L’Italie gèle un superyacht avec des liens présumés avec Poutine


Rome a décidé de saisir un superyacht de 700 millions de dollars amarré dans un port toscan en attendant une décision sur l’inclusion de son bénéficiaire effectif dans le prochain train de sanctions de la Commission européenne contre la Russie.

Daniele Franco, ministre italien des Finances, a publié « un décret pour geler les avoirs dans l’attente d’une décision de l’Union européenne », a annoncé vendredi soir le gouvernement romain dans un communiqué.

Une enquête de la Guardia di Finanza, la police financière, avait révélé des preuves de « liens économiques et commerciaux importants du bénéficiaire effectif de la Scheherazade avec des éléments éminents du gouvernement russe et d’autres personnes faisant l’objet de sanctions de l’UE », poursuit-il.

Le communiqué indique que l’Italie a proposé que le bénéficiaire effectif du bateau – que le gouvernement n’a pas publiquement nommé ou identifié – soit également officiellement soumis à des sanctions de l’UE, car il ne figure pas actuellement sur la liste des sanctions.

Mais alors que l’UE débat toujours de son prochain paquet de sanctions – en particulier la question controversée de savoir s’il faut imposer un embargo sur l’achat de pétrole russe – Rome a décidé de geler le navire à titre de mesure provisoire.

La saisie fait suite à des informations parues dans les médias selon lesquelles le Scheherazade, long de 140 mètres, s’apprêtait à quitter le port de Marina di Carrara, dans le nord de la Toscane, où il faisait l’objet de réparations et d’entretien depuis des mois dans un chantier naval appartenant à l’Italian Sea Group.

Les résidents locaux ont déclaré que le réaménagement du superyacht avait été achevé cette semaine.

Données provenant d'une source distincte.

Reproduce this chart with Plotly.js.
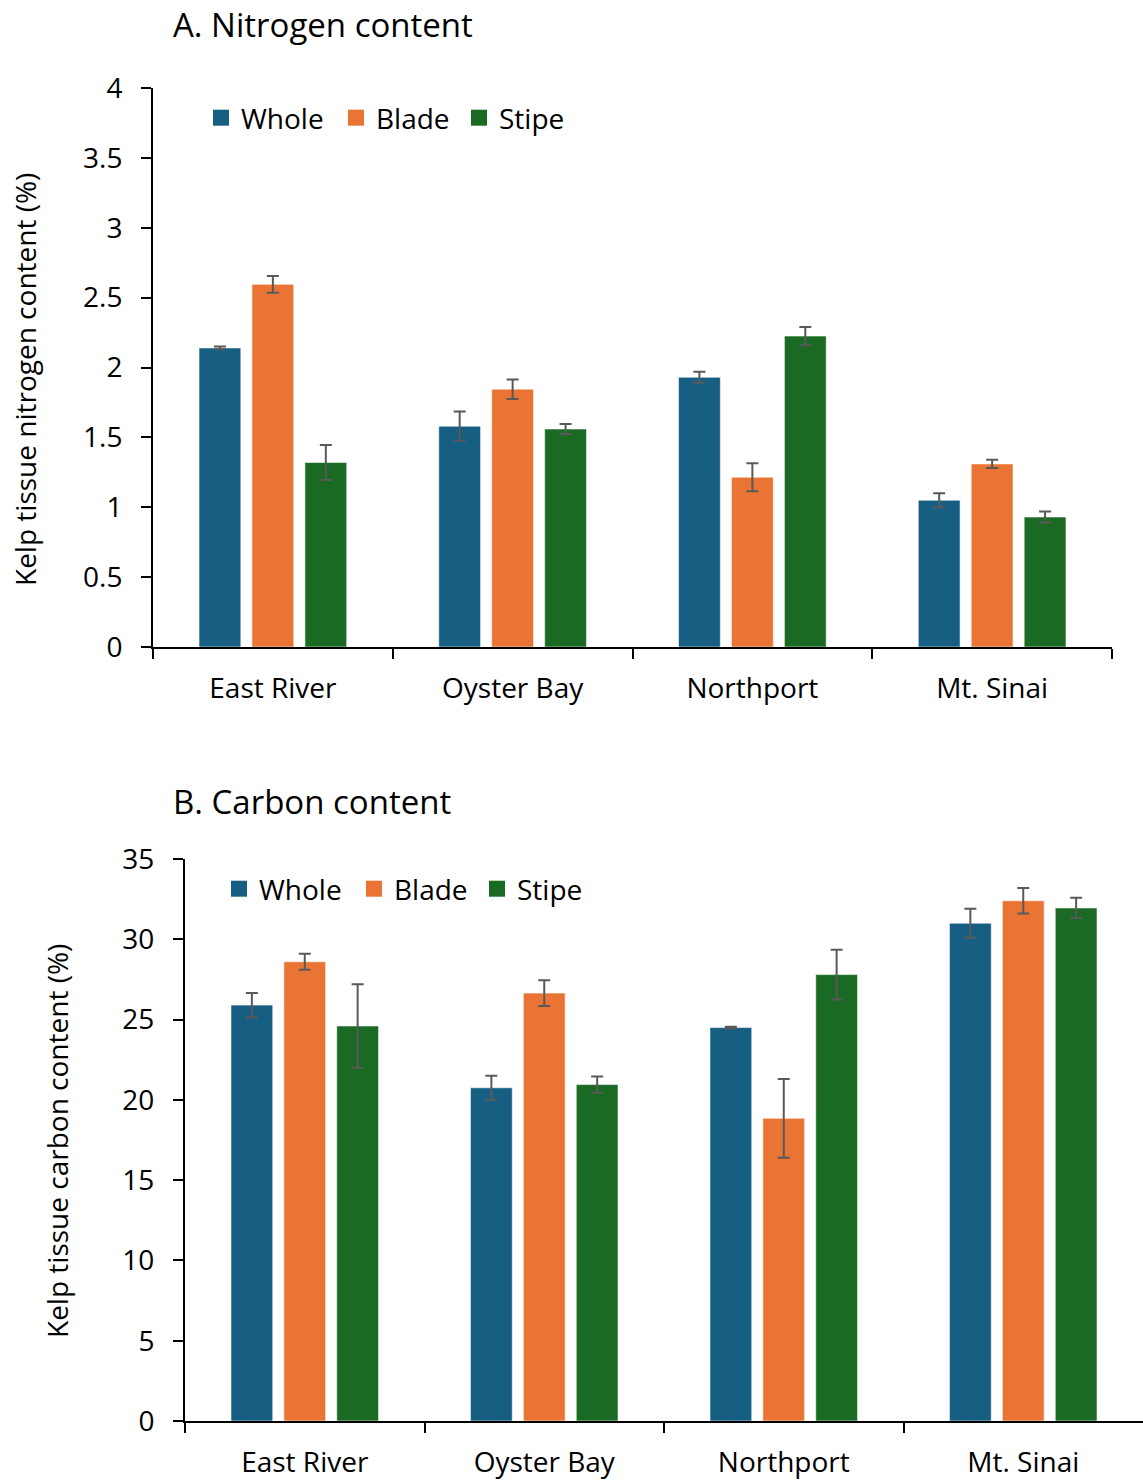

Le navire compte six niveaux de pont, deux héliports et une piscine parmi ses caractéristiques.

Les autorités italiennes enquêtent depuis des semaines sur la propriété du superyacht dans le cadre des efforts visant à faire appliquer les sanctions de l’UE contre les oligarques liés au président russe Vladimir Poutine.

Dans le passé, l’Italie a été un terrain de jeu privilégié pour bon nombre des Russes les plus riches, reflétant les liens chaleureux entretenus par l’establishment politique et commercial italien avec Poutine et son entourage.

Mais le Premier ministre Mario Draghi a été véhément dans ses dénonciations de l’invasion de l’Ukraine, que le dirigeant italien a décrite comme une attaque contre l’ordre multilatéral de l’après-Seconde Guerre mondiale.

Les autorités italiennes ont appliqué les sanctions punitives de l’UE avec énergie, gelant plus d’un milliard d’euros de superyachts et de villas en bord de mer liés à des oligarques considérés comme proches de Poutine, tels qu’Alexei Mordashov, Petr Aven et Alisher Usmanov.

Mais le Scheherazade avait attiré une attention particulière, car les associés du militant anti-corruption russe emprisonné Alexei Navalny ont soutenu que le superyacht était probablement celui de Poutine.

Comme preuve de ses liens avec le président russe, les militants de la Fondation anti-corruption ont pointé une liste d’équipage, suggérant que plusieurs membres de l’équipage du navire étaient membres du Service fédéral de protection russe, qui est responsable de la sécurité de Poutine.

Selon des documents consultés par le FT, le propriétaire nominal de Scheherazade est Beilor Asset Limited, une société basée aux Îles Marshall.

Selon deux personnes informées des discussions à Rome et à Bruxelles, l’Italie a demandé jeudi l’ajout du bénéficiaire effectif présumé du navire à la liste des sanctions de l’UE.

Selon deux responsables informés par l’enquête italienne, la police financière a d’abord lié le superyacht à l’individu en mars. Début avril, les enquêteurs ont demandé au comité de sécurité financière du ministère des Finances d’exiger que l’individu soit inclus dans les sanctions.